Size-dependent Eshelby tensor fields and effective conductivity of composites made of anisotropic phases with highly conducting imperfect interfaces

In this work, Eshelby's results and formalism for an elastic inhomogeneity embedded in an elastic infinite matrix are extended to the thermal-conduction phenomenon in composites consisting of anisotropic phases with highly conducting imperfect interfaces. The generalized Eshelby's interior and exterior conduction tensor fields and localization tensor fields in the important cases of circular and spherical inhomogeneities are obtained in an explicit analytical way. Quite different from the relevant results of elasticity, the generalized Eshelby's conduction tensor field and localization tensor field inside circular and spherical inhomogeneities are shown to remain uniform even in the presence of highly conducting imperfect interface.
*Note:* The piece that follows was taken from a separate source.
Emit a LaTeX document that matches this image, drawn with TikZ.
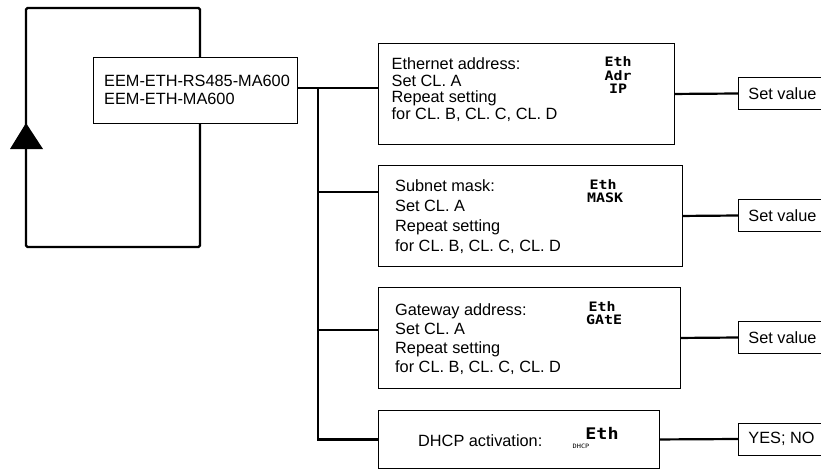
\documentclass[tikz,border=0pt]{standalone}
\usepackage{fontspec}
\setmainfont{Liberation Sans}
\newfontfamily\segfont[FakeStretch=1.15]{DejaVu Sans Mono}
\begin{document}
\begin{tikzpicture}[x=1pt,y=-1pt,
  box/.style={draw, line width=0.9pt, fill=white, anchor=north west, inner sep=0pt},
  conn/.style={line width=2.2pt},
  txt/.style={anchor=base west, align=left, inner sep=0pt},
  valbox/.style={draw, line width=0.9pt, fill=white, anchor=west, inner xsep=10pt, inner ysep=0pt, minimum height=32pt, font=\fontsize{16.3}{18}\selectfont},
  seg/.style={inner sep=0pt, font=\segfont\bfseries\fontsize{13}{13}\selectfont}]
\useasboundingbox (0,0) rectangle (821,469);
% feedback loop
\draw[line width=2.4pt, rounded corners=1.5pt] (26,8) rectangle (200,247);
\fill (26,123) -- (43,149) -- (10,149) -- cycle;
% main box
\node[box, minimum width=204pt, minimum height=66pt] (m) at (93,57) {};
% (base anchor of a multi-line node = baseline of its last line)
\node[txt, font=\fontsize{16.3}{18}\selectfont] (mt) at (104,104) {EEM-ETH-RS485-MA600\\EEM-ETH-MA600};
% setting boxes
\node[box, minimum width=296pt, minimum height=101pt] (b1) at (378,43) {};
\node[box, minimum width=304pt, minimum height=101pt] (b2) at (378,165) {};
\node[box, minimum width=302pt, minimum height=101pt] (b3) at (378,287) {};
\node[box, minimum width=281pt, minimum height=58pt] (b4) at (378,410) {};
\node[txt, font=\fontsize{16.3}{16.7}\selectfont] (t1) at (391.5,119.4) {Ethernet address:\\Set CL. A\\Repeat setting\\for CL. B, CL. C, CL. D};
\node[txt, font=\fontsize{16.3}{20}\selectfont] (t2) at (395,251) {Subnet mask:\\Set CL. A\\Repeat setting\\for CL. B, CL. C, CL. D};
\node[txt, font=\fontsize{16.3}{19}\selectfont] (t3) at (395,372) {Gateway address:\\Set CL. A\\Repeat setting\\for CL. B, CL. C, CL. D};
\node[txt, font=\fontsize{16.3}{18}\selectfont] (t4) at (418,446) {DHCP activation:};
% display symbols
\node[seg] (e1) at (618,62) {Eth};
\node[seg] (a1) at (618,75.5) {Adr};
\node[seg] (i1) at (618,88.5) {IP};
\node[seg] (e2) at (603,185) {Eth};
\node[seg] (k2) at (605,198) {MASK};
\node[seg] (e3) at (602,307) {Eth};
\node[seg] (g3) at (604,320) {GAtE};
\node[seg, font=\segfont\bfseries\fontsize{16}{16}\selectfont] (e4) at (602,433) {Eth};
\node[seg, font=\segfont\fontsize{6}{6}\selectfont] (d4) at (581,446) {DHCP};
% value boxes
\node[valbox] (s1) at (738,93.5) {Set value};
\node[valbox] (s2) at (738,215.5) {Set value};
\node[valbox] (s3) at (738,337.5) {Set value};
\node[valbox] (s4) at (738,439) {YES; NO};
% connectors
\coordinate (j) at (318,88);
\draw[conn] (m.east |- j) -- (b1.west |- j);
\draw[conn] (j) |- (b4.west);
\draw[conn] (j |- 0,192) -- (b2.west |- 0,192);
\draw[conn] (j |- 0,330) -- (b3.west |- 0,330);
\draw[conn] (b1.east) -- (s1.west);
\draw[conn] (b2.east) -- (s2.west);
\draw[conn] (b3.east) -- (s3.west);
\draw[conn] (b4.east) -- (s4.west);
\end{tikzpicture}
\end{document}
With the help of the obtained expressions for Eshelby's tensor fields and localization tensor fields, the size-dependent overall thermal-conduction properties of composites are estimated by using the dilute, Mori-Tanaka, self-consistent, and generalized self-consistent models. The analytical results are finally compared with numerical results delivered by the finite element method. The approach elaborated and results provided by the present work are directly applicable to other physically analogous transport phenomena, such as electric conduction, dielectrics, magnetism, diffusion, and flow in porous media and to the mathematically identical phenomenon of antiplane elasticity.